Zdzisław W. nigdy nie przyznał się do zabójstwa, a jedynie do ograbienia zwłok.
Sąd: gwałtu nie było
Sąd Okręgowy w Szczecinie nie miał jednak wątpliwości, co do jego winy i 13 kwietnia skazał go na dożywocie. Sędzia Joanna Wieczorkiewicz-Kita, odczytując wyrok, stwierdziła, że "motywacja zasługiwała na szczególne potępienie". Stwierdziła również, że jest przekonana, iż sprawca "działał umyślnie", zwabił Alicję w ustronne miejsce i tam udusił.
Sąd nie skazał go za gwałt, który w akcie oskarżenia zarzucała mu policja.

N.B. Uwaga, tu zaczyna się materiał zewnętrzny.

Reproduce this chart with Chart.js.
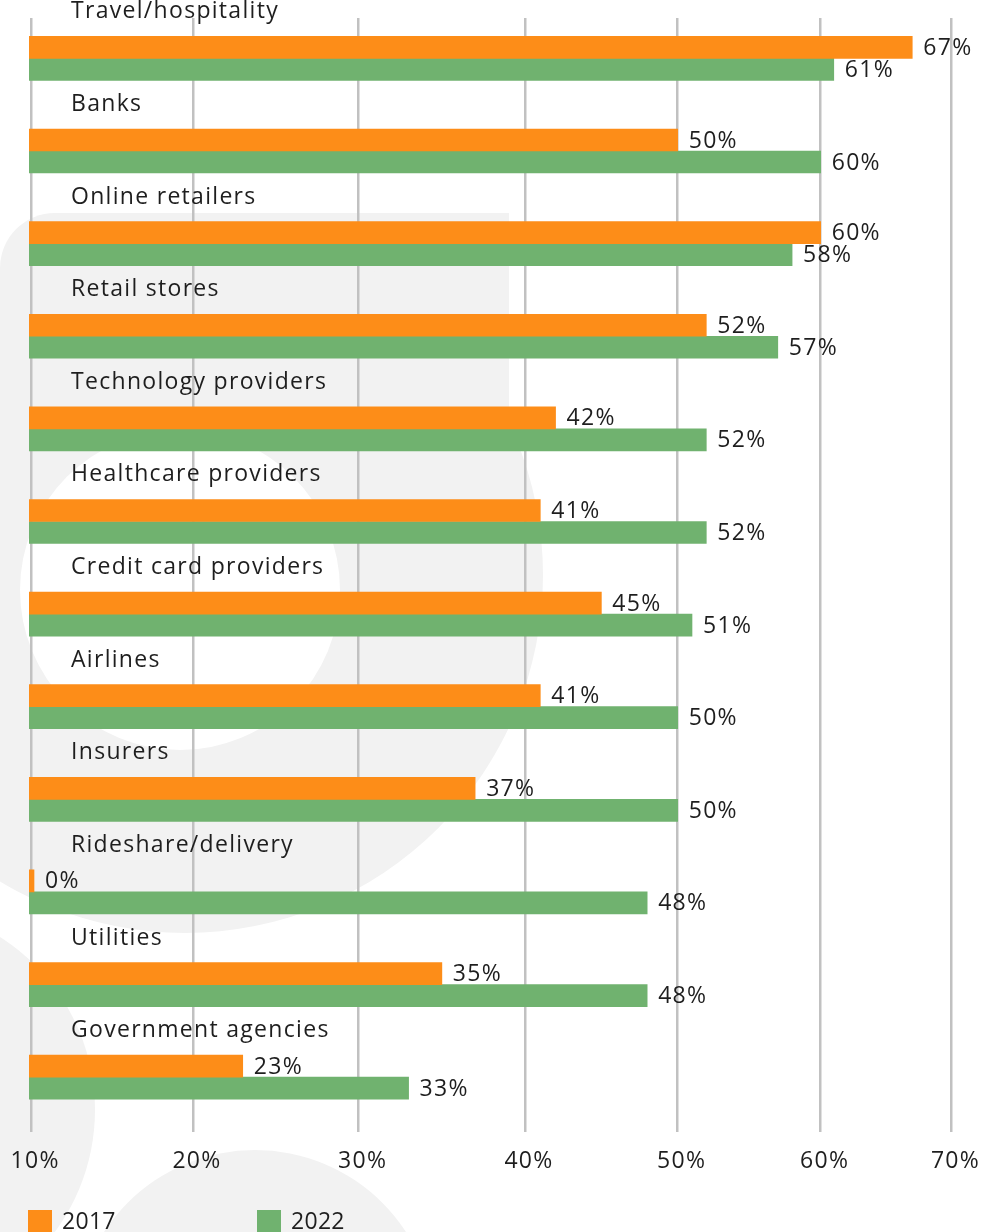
<!DOCTYPE html>
<html>
<head>
<meta charset="utf-8">
<script src="https://cdn.jsdelivr.net/npm/chart.js@4.4.1/dist/chart.umd.min.js"></script>
<style>
  html, body { margin: 0; padding: 0; background: #fff; overflow: hidden; }
  #wrap { position: relative; width: 987px; height: 1232px; overflow: hidden; font-family: 'Open Sans', sans-serif; color: #1e1e1e; }
  #bg { position: absolute; left: 0; top: 0; }
  #chartBox { position: absolute; left: 0; top: 0; width: 987px; height: 1232px; }
  .lg-box { position: absolute; top: 1210px; width: 24px; height: 24px; }
  .lg-txt { position: absolute; top: 1208px; font-size: 23px; line-height: 24px; letter-spacing: 0.3px; white-space: nowrap; }
</style>
</head>
<body>
<div id="wrap">
  <svg id="bg" width="987" height="1232">
    <g fill="#f2f2f2">
      <path d="M0,268 A55,55 0 0 1 55,213 H509 V575 H0 Z"/>
      <circle cx="185" cy="575" r="358"/>
      <circle cx="-110" cy="1110" r="205"/>
      <circle cx="255" cy="1330" r="180"/>
    </g>
    <circle cx="180" cy="590" r="160" fill="#ffffff"/>
  </svg>
  <div id="chartBox"><canvas id="c"></canvas></div>
  <div id="legend"></div>
</div>
<script>
// ---- data ----
const categories = [
  'Travel/hospitality', 'Banks', 'Online retailers', 'Retail stores',
  'Technology providers', 'Healthcare providers', 'Credit card providers',
  'Airlines', 'Insurers', 'Rideshare/delivery', 'Utilities', 'Government agencies'
];
const values2017 = [67, 50, 60, 52, 42, 41, 45, 41, 37, 0, 35, 23];
const values2022 = [61, 60, 58, 57, 52, 52, 51, 50, 50, 48, 48, 33];
const seriesNames = ['2017', '2022'];
const tickValues = [10, 20, 30, 40, 50, 60, 70];

// ---- styles ----
const ORANGE = '#FD8D18';
const GREEN = '#70B26F';
const TEXT = '#1e1e1e';
const FONT = "'Open Sans', 'Noto Sans', sans-serif";
const FONT_SIZE = 23;
const LETTER_SPACING = '1.3px';

// ---- a linear scale whose gridlines sit at uneven positions (as in the source graphic) ----
class KnotScale extends Chart.LinearScale {
  _toFrac(value) {
    const k = this.options.knots;
    const v = k.values, f = k.fractions, n = v.length;
    let i = 1;
    while (i < n - 1 && value > v[i]) i++;
    return f[i - 1] + (value - v[i - 1]) * (f[i] - f[i - 1]) / (v[i] - v[i - 1]);
  }
  _fromFrac(frac) {
    const k = this.options.knots;
    const v = k.values, f = k.fractions, n = f.length;
    let i = 1;
    while (i < n - 1 && frac > f[i]) i++;
    return v[i - 1] + (frac - f[i - 1]) * (v[i] - v[i - 1]) / (f[i] - f[i - 1]);
  }
  getPixelForValue(value) {
    return value === null ? NaN : this.getPixelForDecimal(this._toFrac(value));
  }
  getValueForPixel(pixel) {
    return this._fromFrac(this.getDecimalForPixel(pixel));
  }
}
KnotScale.id = 'knotLinear';
KnotScale.defaults = Chart.LinearScale.defaults;
Chart.register(KnotScale);

// ---- text spacing (wide geometric face of the original) ----
const spacingPlugin = {
  id: 'letterSpacing',
  beforeDraw(chart) { chart.ctx.letterSpacing = LETTER_SPACING; }
};

// ---- labels plugin (category names above bars, value labels after bars) ----
const labelPlugin = {
  id: 'barLabels',
  afterDatasetsDraw(chart) {
    const ctx = chart.ctx;
    const yScale = chart.scales.y;
    const left = chart.chartArea.left;
    ctx.save();
    ctx.letterSpacing = LETTER_SPACING;
    ctx.fillStyle = TEXT;
    ctx.font = FONT_SIZE + 'px ' + FONT;
    ctx.textAlign = 'left';
    ctx.textBaseline = 'alphabetic';
    categories.forEach((name, i) => {
      ctx.fillText(name, left + 42, yScale.getPixelForValue(i) - 40);
    });
    ctx.textBaseline = 'middle';
    chart.data.datasets.forEach((ds, di) => {
      chart.getDatasetMeta(di).data.forEach((bar, i) => {
        ctx.fillText(ds.data[i].x + '%', bar.x + 11, bar.y + 1);
      });
    });
    ctx.restore();
  }
};

const toPoints = vals => vals.map((v, i) => ({ x: v, y: i }));

new Chart(document.getElementById('c'), {
  type: 'bar',
  data: {
    datasets: [
      { label: seriesNames[0], data: toPoints(values2017), backgroundColor: ORANGE, barThickness: 22, minBarLength: 5, borderWidth: 0 },
      { label: seriesNames[1], data: toPoints(values2022), backgroundColor: GREEN, barThickness: 22, minBarLength: 5, borderWidth: 0 }
    ]
  },
  options: {
    indexAxis: 'y',
    responsive: true,
    maintainAspectRatio: false,
    animation: false,
    layout: { padding: { top: 18, left: 29, right: 35.5, bottom: 56.4 } },
    plugins: { legend: { display: false }, tooltip: { enabled: false } },
    scales: {
      x: {
        type: 'knotLinear',
        min: 0,
        max: 70,
        knots: {
          values: [0, 10, 20, 30, 40, 50, 60, 70],
          fractions: [0, 0.0024, 0.1778, 0.3574, 0.5377, 0.7032, 0.8582, 1]
        },
        afterBuildTicks: scale => { scale.ticks = tickValues.map(v => ({ value: v })); },
        grid: { color: '#c1c1c1', lineWidth: 2.5, drawTicks: true, tickLength: 16, tickColor: 'rgba(0,0,0,0)' },
        border: { display: false },
        ticks: {
          padding: 0,
          labelOffset: 4,
          color: TEXT,
          autoSkip: false,
          maxRotation: 0,
          font: { size: FONT_SIZE, family: FONT },
          callback: v => v + '%'
        }
      },
      y: {
        type: 'linear',
        reverse: true,
        min: -0.436,
        max: 11.592,
        bounds: 'data',
        offset: false,
        display: false
      }
    }
  },
  plugins: [spacingPlugin, labelPlugin]
});

// ---- legend ----
const legend = document.getElementById('legend');
const legendColors = [ORANGE, GREEN];
const legendLeft = [28, 257];
seriesNames.forEach((name, i) => {
  const box = document.createElement('div');
  box.className = 'lg-box';
  box.style.left = legendLeft[i] + 'px';
  box.style.background = legendColors[i];
  const txt = document.createElement('div');
  txt.className = 'lg-txt';
  txt.style.left = (legendLeft[i] + 34) + 'px';
  txt.textContent = name;
  legend.appendChild(box);
  legend.appendChild(txt);
});
</script>
</body>
</html>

Nie było wystarczających dowodów na motyw seksualny zbrodni.
Ze względu na brutalny charakter przestępstwa sędzia stwierdziła, że o warunkowe zwolnienie skazany będzie mógł się ubiegać dopiero po 30 latach. Uznano go także za winnego kradzieży – miał zabrać Alicji około 90 złotych oraz telefon komórkowy. Zdzisław W. został również na 10 lat pozbawiony praw publicznych.
Sąd orzekł, że po ewentualnym zwolnieniu warunkowym mężczyzna ma trafić do zakładu psychiatrycznego, gdzie ma się leczyć. Nakazał mu także zapłacić 500 tysięcy złotych zadośćuczynienia rodzinie ofiary.
Obrońca skazanego odwołał się od wyroku. Jednak Zdzisław W. nie doczekał procesu.
Omamił ją obietnicą pracy
Dramat Alicji – prawdopodobnie - miał miejsce 6 lipca 2016 roku, bo wtedy po raz ostatni był z nią kontakt. Koleżance miała napisać, że jedzie spotkać się z kimś, kto ma jej załatwić pracę. Tą osobą miał być Zdzisław W.
Rodzina 18-latki, która pochodziła z Morzyczyna w Zachodniopomorskiem, zaczęła poszukiwania dziewczyny już następnego dnia. Na portalach społecznościowych zamieściła prośbę o informację i opis dziewczyny: "18 lat, ok 160 cm wzrostu, bardzo szczupła, ciemny blond. Wyszła w sprawie pracy 3 dni temu, jechała w stronę Płoni w Szczecinie".
Jej ciało znaleziono przypadkiem tydzień później w lesie na Prawobrzeżu w Szczecinie. Zdaniem prokuratorów miała zostać brutalnie zabita. Szczegóły zbrodni zostały w sądzie utajnione na prośbę matki zabitej.
Poznała go na portalu randkowym
"Chciałabym przeżywać tragedię bez obecności dziennikarzy. Nie chcę, aby w internecie komentowane były szczegóły z życia prywatnego mojej córki i drastyczne szczegóły tej zbrodni" – uzasadniała przed sądem kobieta.
Ku przestrodze warto wspomnieć, że Alicja miała poznać Zdzisława W. na portalu randkowym. Ich korespondencja stanowi sporą część dowodów przedstawionych przez prokuraturę.
Alicja miała pasjonować się motocyklami, a na krótko przed śmiercią zacytowała na swoim profilu internetowym tekst hiphopowego zespołu: "Czuję na gardle nóż w lusterku widzę kurz. Tam gdzie idę nie obroni mnie anioł stróż".